Fin de citation, tout est dit.

En relisant, il y'a une autre façon de voir l'article: ce n'est pas de l'absence d'utilité qu'il parle, mais d'absence d'utilité RESSENTIE.

Et là effectivement je comprends mieux. Est ce qu'on serait arrivé à une nouvelle forme de malaise des "cols blancs", à l'instar de celle qu'ont ressenti les ouvriers nourris aux méthodes tayloriennes?
 

ilioucha

Vas insigne devotionis
Comment pourrait on se passer d'un facilitateur de consultation et de transport de l'information? L'accessibilité de l'information répond à un besoin présent bien que non physiquement palpable. La production d'une satisfaction de ce besoin n'est pas moins importante que la production d'une machine à laver je pense.

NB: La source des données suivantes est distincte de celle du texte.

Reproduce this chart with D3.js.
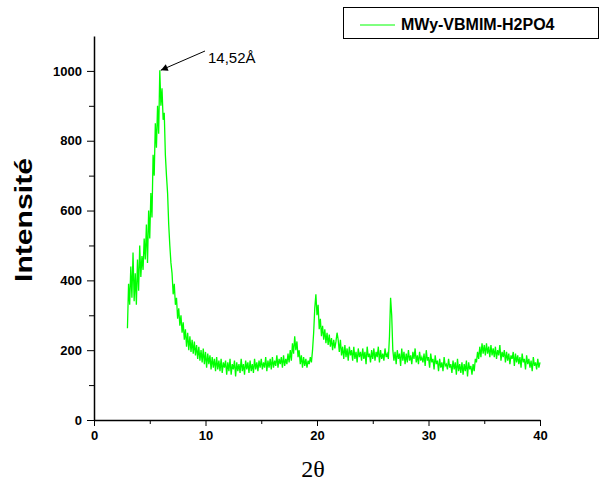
<!DOCTYPE html>
<html lang="en">
<head>
  <meta charset="utf-8"/>
  <title>XRD MWy-VBMIM-H2PO4</title>
  <script src="https://d3js.org/d3.v7.min.js"></script>
  <style>
    body { margin: 0; background: #fff; }
    .tick text { font-family: "Liberation Sans", Arial, sans-serif; font-weight: bold; font-size: 13px; }
    .domain, .tick line { stroke: #000; }
  </style>
</head>
<body>
<svg id="chart" width="611" height="484"></svg>
<script>
  // 2θ sampling: start at 3.0, step 0.1 deg
  const thetaStart = 3.0;
  const thetaStep = 0.1;
  const intensity = [
    263, 390, 330, 440, 350, 480, 340, 420, 330, 460,
    370, 500, 410, 470, 430, 520, 460, 560, 450, 600,
    520, 650, 580, 760, 700, 850, 780, 900, 820, 1002,
    900, 950, 860, 880, 760, 700, 650, 560, 500, 450,
    420, 360, 390, 330, 350, 290, 320, 270, 300, 250,
    280, 230, 260, 210, 250, 200, 240, 195, 230, 190,
    225, 185, 215, 175, 210, 170, 200, 165, 205, 160,
    195, 150, 190, 160, 185, 145, 180, 150, 175, 140,
    180, 145, 170, 140, 175, 135, 165, 150, 170, 130,
    165, 140, 175, 130, 160, 145, 170, 125, 165, 140,
    160, 135, 175, 140, 160, 130, 170, 145, 165, 135,
    170, 140, 160, 135, 175, 145, 165, 140, 170, 150,
    175, 145, 165, 150, 180, 140, 170, 150, 175, 145,
    180, 150, 170, 155, 185, 150, 175, 160, 180, 150,
    185, 155, 175, 160, 190, 165, 200, 170, 220, 190,
    240, 200, 225, 180, 200, 160, 185, 150, 180, 155,
    175, 150, 170, 160, 180, 165, 200, 250, 320, 360,
    300, 330, 260, 290, 240, 270, 230, 260, 220, 250,
    215, 245, 210, 235, 200, 230, 205, 225, 250, 230,
    195, 230, 185, 210, 175, 215, 180, 205, 170, 210,
    185, 200, 170, 210, 175, 195, 165, 205, 180, 195,
    170, 205, 175, 195, 160, 210, 180, 190, 165, 200,
    175, 205, 170, 195, 180, 210, 165, 200, 175, 190,
    170, 205, 180, 190, 175, 240, 350, 300, 200, 170,
    195, 160, 200, 175, 190, 155, 205, 170, 195, 160,
    190, 165, 200, 170, 185, 160, 195, 175, 205, 165,
    185, 160, 195, 170, 180, 165, 190, 155, 200, 170,
    180, 150, 190, 165, 175, 145, 185, 160, 170, 140,
    175, 150, 165, 140, 180, 155, 160, 145, 175, 150,
    160, 135, 170, 145, 165, 130, 175, 140, 160, 135,
    165, 130, 160, 140, 170, 125, 165, 145, 155, 130,
    160, 140, 175, 165, 195, 175, 210, 180, 220, 190,
    215, 185, 220, 190, 210, 180, 215, 185, 205, 180,
    210, 175, 200, 185, 215, 170, 195, 180, 200, 165,
    195, 170, 190, 160, 185, 175, 195, 155, 190, 165,
    185, 160, 180, 150, 190, 165, 175, 145, 185, 160,
    175, 150, 170, 140, 180, 155, 165, 145, 175, 150,
    165
  ];
  const xTicks = [0, 10, 20, 30, 40];
  const xMinor = [5, 15, 25, 35];
  const yTicks = [0, 200, 400, 600, 800, 1000];
  const yMinor = [100, 300, 500, 700, 900];
  const seriesName = "MWy-VBMIM-H2PO4";
  const peakLabel = "14,52Å";

  const data = intensity.map((v, i) => ({ x: thetaStart + i * thetaStep, y: v }));

  const svg = d3.select("#chart");
  const plotLeft = 94, plotRight = 540, plotTop = 36, plotBottom = 420;

  const x = d3.scaleLinear().domain([0, 40]).range([plotLeft, plotRight]);
  const y = d3.scaleLinear().domain([0, 1100]).range([plotBottom, plotTop]);

  // minor ticks first, no labels
  svg.append("g")
    .attr("transform", "translate(0," + plotBottom + ")")
    .call(d3.axisBottom(x).tickValues(xMinor).tickSize(4).tickFormat(""))
    .call(g => g.select(".domain").remove());
  svg.append("g")
    .attr("transform", "translate(" + plotLeft + ",0)")
    .call(d3.axisLeft(y).tickValues(yMinor).tickSize(5).tickFormat(""))
    .call(g => g.select(".domain").remove());

  const xAxis = svg.append("g")
    .attr("transform", "translate(0," + plotBottom + ")")
    .call(d3.axisBottom(x).tickValues(xTicks).tickSize(6).tickSizeOuter(0).tickPadding(5).tickFormat(d3.format("d")));
  xAxis.select(".domain").attr("stroke-width", 1.5);

  const yAxis = svg.append("g")
    .attr("transform", "translate(" + plotLeft + ",0)")
    .call(d3.axisLeft(y).tickValues(yTicks).tickSize(7).tickSizeOuter(0).tickPadding(5).tickFormat(d3.format("d")));
  yAxis.select(".domain").attr("stroke-width", 1.5);

  // the pattern
  const line = d3.line().x(d => x(d.x)).y(d => y(d.y));
  svg.append("path")
    .datum(data)
    .attr("fill", "none")
    .attr("stroke", "#00ff00")
    .attr("stroke-width", 1.3)
    .attr("d", line);

  // axis titles
  svg.append("text")
    .attr("x", 313).attr("y", 477)
    .attr("text-anchor", "middle")
    .style("font-family", "'Liberation Serif', 'Times New Roman', serif")
    .style("font-size", "24px")
    .text("2θ");

  svg.append("text")
    .attr("transform", "translate(32,220) rotate(-90)")
    .attr("text-anchor", "middle")
    .attr("textLength", 124)
    .attr("lengthAdjust", "spacingAndGlyphs")
    .style("font-family", "'Liberation Sans', Arial, sans-serif")
    .style("font-weight", "bold")
    .style("font-size", "23px")
    .text("Intensité");

  // peak annotation with arrow
  svg.append("defs").append("marker")
    .attr("id", "arrow")
    .attr("viewBox", "0 0 10 10")
    .attr("refX", 10).attr("refY", 5)
    .attr("markerWidth", 9).attr("markerHeight", 7)
    .attr("orient", "auto")
    .append("path").attr("d", "M0,0 L10,5 L0,10 z").attr("fill", "#000");

  const peak = data[d3.maxIndex(data, d => d.y)];
  svg.append("line")
    .attr("x1", 205).attr("y1", 51)
    .attr("x2", x(peak.x) + 1).attr("y2", y(peak.y))
    .attr("stroke", "#000")
    .attr("stroke-width", 1)
    .attr("marker-end", "url(#arrow)");
  svg.append("text")
    .attr("x", 208).attr("y", 63)
    .style("font-family", "'Liberation Sans', Arial, sans-serif")
    .style("font-size", "15px")
    .text(peakLabel);

  // legend
  const lg = svg.append("g");
  lg.append("rect")
    .attr("x", 343.5).attr("y", 7.5)
    .attr("width", 255).attr("height", 31)
    .attr("fill", "#fff").attr("stroke", "#000");
  lg.append("line")
    .attr("x1", 360).attr("x2", 395)
    .attr("y1", 25).attr("y2", 25)
    .attr("stroke", "#00ff00").attr("stroke-width", 1);
  lg.append("text")
    .attr("x", 401).attr("y", 30)
    .style("font-family", "'Liberation Sans', Arial, sans-serif")
    .style("font-weight", "bold")
    .style("font-size", "16px")
    .text(seriesName);
</script>
</body>
</html>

C'est un autre débat, mais pour ma part je ne suis pas convaincu, que la course à l'information, à l'efficacité et à la rentabilité soit un bien. Je ne suis pas convaincu que la multiplication de l'information ait rendu ce monde plus sage et plus éclairé. Je n'ai pas l'impression que la liberté folle de cette époque ait rendu l'homme plus libre. Moi je trouve au contraire qu'il y a trop d'informations, trop de choix, trop de courses à mener, trop de paramètres non maitrisés dans la vie d'un individu. J'ai l'impression que le cerveau de l'homme, en tout cas dans sa version actuelle, n'est pas encore fait pour assimiler tout ceci. Il reste au milieu de cette avalanche de matériaux nouveaux, un peu abasourdi, un peu dépassé, un peu paumé. Et finalement sa nouvelle "liberté" se résume au choix de tel ou tel marque de machine à laver justement, alors que 95% de sa vie est gérée directement par des personnes physiques ou morales qui lui sont étrangères
 

Pirouettete

杜妮娅
Voila qui résume bien la misère de ce cadre. L'accès à l'information est certes indispensable, mais pour quelle information ? Il n'y en a plus que pour l'accès, aujourd'hui, mais à n'importe quoi. Et plus on accède à de l'information, plus l'information est abondante, moins elle est significative. C'est d'ailleurs ce qu'enseigne la théorie de l'information.


Complètement, je n'ai rien à rajouter.